Everything I described so far went smoothly. The friction started the moment I tried to connect Cline (a VS Code extension for AI-assisted coding) to my remotely deployed model.

Cline expects an OpenAI-compatible endpoint, which my serving stack provided. But the integration was rough. I hit bugs I didn’t anticipate: connection timeouts that weren’t timeout issues, malformed request headers, response parsing failures that gave cryptic error messages. Each problem required a different workaround. Some were Cline configuration issues. Others seemed to be edge cases in how Cline handles non-OpenAI endpoints.

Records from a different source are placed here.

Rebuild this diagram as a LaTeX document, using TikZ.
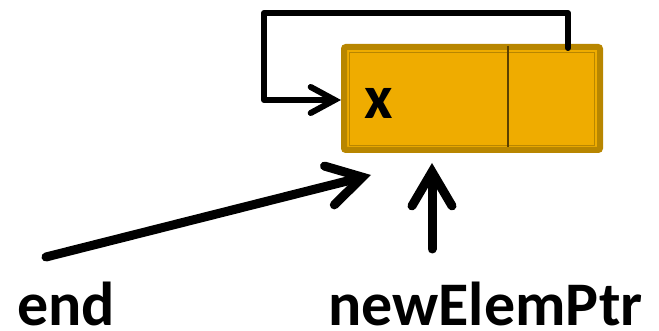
\documentclass[tikz,border=0pt]{standalone}
\usepackage{fontspec}
\setmainfont{Carlito}
\usetikzlibrary{arrows.meta}
\definecolor{boxfill}{RGB}{239,172,0}
\definecolor{boxborder}{RGB}{184,134,0}
\definecolor{divider}{RGB}{90,64,0}
\tikzset{
  listbox/.style={draw=boxborder,fill=boxfill,line width=6pt,rounded corners=2pt,
    minimum width=256pt,minimum height=103pt,inner sep=0pt},
  bigptr/.style={line width=9pt,line cap=round,
    -{Straight Barb[length=34pt,width=40pt,line cap=round,line join=miter]}},
  loopptr/.style={line width=6pt,line cap=round,line join=round,
    -{Straight Barb[length=24pt,width=26pt,line cap=round,line join=miter]}},
  lbl/.style={font=\fontsize{62}{62}\selectfont\bfseries,inner sep=0pt,anchor=base west}
}
\begin{document}
\begin{tikzpicture}[x=1pt,y=-1pt]
\useasboundingbox (0,0) rectangle (659,331);
\node[listbox] (box) at (472,98.5) {};
\draw[boxborder,line width=1pt] (349.5,53) rectangle (594.5,145.5);
\draw[divider,line width=1.2pt] (508,46) -- (508,147);
\node[lbl] (xval) at (364,119) {x};
\coordinate (ptr) at (568,48);
\coordinate (c1) at (568,13);
\coordinate (c2) at (264,13);
\coordinate (c3) at (264,100);
\draw[loopptr] (ptr) -- (c1) -- (c2) -- (c3) -- (box.west |- c3);
\node[lbl] (endlbl) at (17,326) {end};
\node[lbl] (newlbl) at (328,326) {newElemPtr};
\coordinate (endstart) at (46,257);
\coordinate (endtip) at (371,175);
\draw[bigptr] (endstart) -- (endtip);
\coordinate (newstart) at (432,249);
\coordinate (newtip) at (432,163);
\draw[bigptr] (newstart) -- (newtip);
\end{tikzpicture}
\end{document}
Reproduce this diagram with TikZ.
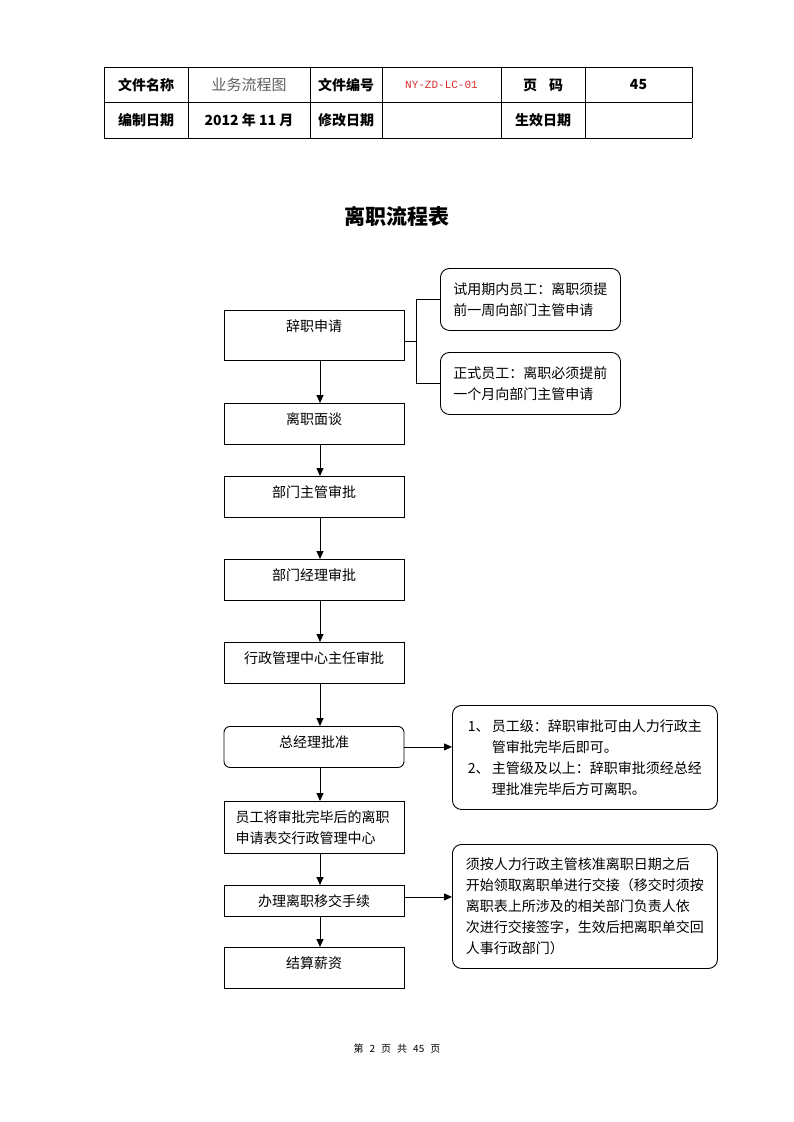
\documentclass[tikz,border=0pt]{standalone}
\usepackage{fontspec}
\setmainfont{Noto Sans CJK SC}
\newfontfamily\monofont{Liberation Mono}
\usetikzlibrary{arrows.meta}
\definecolor{red}{RGB}{215, 45, 45}
\definecolor{gray}{RGB}{95, 95, 95}

\begin{document}
\begin{tikzpicture}[x=1pt, y=-1pt,
    every node/.style={inner sep=0pt, font=\fontsize{14}{21}\selectfont},
    box/.style={draw, line width=0.9pt, minimum width=180pt, anchor=north},
    onerow/.style={box, text height=21pt, text depth=#1},
    note/.style={draw, line width=0.9pt, rounded corners=9pt, align=left, anchor=north west},
    arrow/.style={line width=0.9pt, -{Triangle[length=8pt, width=7pt]}}]
      \useasboundingbox (0,0) rectangle (793,1122);
      % header table
      \foreach \y in {67, 102, 138} {
        \draw[line width=0.8pt] (104,\y) -- (692,\y);
      }
      \foreach \x in {104, 188, 310, 382, 501, 585, 692} {
        \draw[line width=0.8pt] (\x,67) -- (\x,138);
      }
      \node (name)    at (146,85)    {\bfseries 文件名称};
      \node (nameval) at (249,85)    {\color{gray}\fontsize{15}{15}\selectfont 业务流程图};
      \node (code)    at (346,85)    {\bfseries 文件编号};
      \node (codeval) at (441.5,85)  {\color{red}\monofont\fontsize{11}{12}\selectfont NY-ZD-LC-01};
      \node (page)    at (543,85)    {\bfseries 页\hspace{12pt}码};
      \node (pageval) at (638.5,85)  {\bfseries 45};
      \node (made)    at (146,120)   {\bfseries 编制日期};
      \node (madeval) at (249,120)   {\bfseries 2012 年 11 月};
      \node (edit)    at (346,120)   {\bfseries 修改日期};
      \node (valid)   at (543,120)   {\bfseries 生效日期};
      \node (title) at (397,216) {\fontsize{21}{21}\selectfont\bfseries 离职流程表};
      % flow
      \node[onerow=29pt] (quit)     at (314,310) {辞职申请};
      \node[onerow=20pt] (talk)     at (314,403) {离职面谈};
      \node[onerow=20pt] (supv)     at (314,476) {部门主管审批};
      \node[onerow=20pt] (mgr)      at (314,559) {部门经理审批};
      \node[onerow=20pt] (admin)    at (314,642) {行政管理中心主任审批};
      \node[onerow=20pt, rounded corners=6pt] (gm) at (314,726) {总经理批准};
      \node[box, minimum height=52pt, text width=157pt, align=left] (submit) at (314,801)
        {员工将审批完毕后的离职\\申请表交行政管理中心};
      \node[onerow=10pt] (handover) at (314,885) {办理离职移交手续};
      \node[onerow=20pt] (pay)      at (314,947) {结算薪资};
      \foreach \a/\b in {quit/talk, talk/supv, supv/mgr, mgr/admin, admin/gm, gm/submit, submit/handover, handover/pay} {
        \draw[arrow] ([xshift=6pt]\a.south) -- ([xshift=6pt]\b.north);
      }
      % notes
      \node[note, minimum width=180pt, minimum height=62pt] (trial) at (440,268)
        {试用期内员工：离职须提\\前一周向部门主管申请};
      \node[note, minimum width=180pt, minimum height=62pt] (formal) at (440,352)
        {正式员工：离职必须提前\\一个月向部门主管申请};
      \node[note, minimum width=265pt, minimum height=104pt] (rule) at (452,705)
        {\makebox[24pt][l]{1、}员工级：辞职审批可由人力行政主\\
         \hspace*{24pt}管审批完毕后即可。\\
         \makebox[24pt][l]{2、}主管级及以上：辞职审批须经总经\\
         \hspace*{24pt}理批准完毕后方可离职。};
      \node[note, minimum width=265pt, minimum height=124pt] (exit) at (452,844)
        {须按人力行政主管核准离职日期之后\\开始领取离职单进行交接（移交时须按\\离职表上所涉及的相关部门负责人依\\次进行交接签字，生效后把离职单交回\\人事行政部门）};
      \draw[line width=0.9pt] ([yshift=-6pt]quit.east) -- ++(12,0);
      \draw[line width=0.9pt] (trial.west) -| ([xshift=12pt, yshift=-6pt]quit.east) |- (formal.west);
      \draw[arrow] (gm.east) -- (gm.east -| rule.west);
      \draw[arrow] ([yshift=4pt]handover.east) -- ([yshift=4pt]handover.east -| exit.west);
      % footer
      \node (pageno) at (397,1049) {\fontsize{10}{12}\selectfont
        第\hspace{6pt}2\hspace{6pt}页\hspace{6pt}共\hspace{6pt}45\hspace{6pt}页};
    \end{tikzpicture}
\end{document}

I did manage to get a small feature implemented and a PR submitted. But the ratio of “time debugging the toolchain” to “time actually coding with the model” was painful. For every productive 15 minutes, I spent 15 to 30 minutes troubleshooting the connection layer. Getting Cline to behave was, by far, the hardest part of this entire experiment.


Failure mode postmortem: context overflow killed the machine

The most frustrating failure was a context window overflow. Gemma 4 32B on the H100 has a context window around 32,000 tokens. During a longer coding session, Cline pushed the conversation past that limit, hitting roughly 32,500 tokens. Instead of gracefully truncating or compacting the conversation, the model tried to process the full context.

That extra 500 tokens was enough to overfill the GPU’s VRAM. The process didn’t crash cleanly. It hung. The machine became unresponsive, SSH sessions froze, and there was no way to recover. I had to terminate the instance entirely and provision a new one, losing the session state.

The model didn’t fail loudly. It failed silently, which is worse.

This is a real operational risk when you’re self-hosting. Managed APIs handle context truncation for you. When you own the stack, you own every failure mode too.


Lessons learned: guardrails you’ll want from the start

If you’re planning a similar setup, a few mitigations would save you hours.

Budget your context aggressively. Set a hard limit at 80% of the model’s context window (around 25,600 tokens for a 32K model). Don’t let your client tool manage this on its own. Monitor token counts on the server side if possible.

Break complex coding tasks into smaller requests rather than letting the conversation accumulate. Shorter, focused prompts keep you well within the context budget and reduce the chance of a catastrophic hang.

Vast.ai supports stopping and restarting instances, so snapshot your instance before long sessions. If you’re about to start a heavy run, make sure you can recover without re-provisioning from scratch.


What I’m looking for next

The experiment proved the concept. Self-hosted LLMs on rented hardware are viable for coding workflows, and the cost is genuinely competitive. The weak link wasn’t the model or the infrastructure. It was the local client tooling.

I’m actively looking for alternatives to Cline that handle remote OpenAI-compatible endpoints more gracefully, especially around context management and error recovery. If you’ve had success with other tools (Continue, Aider, or something else entirely), I’d genuinely like to hear about it.

The infrastructure problem is solved. The developer experience problem is not.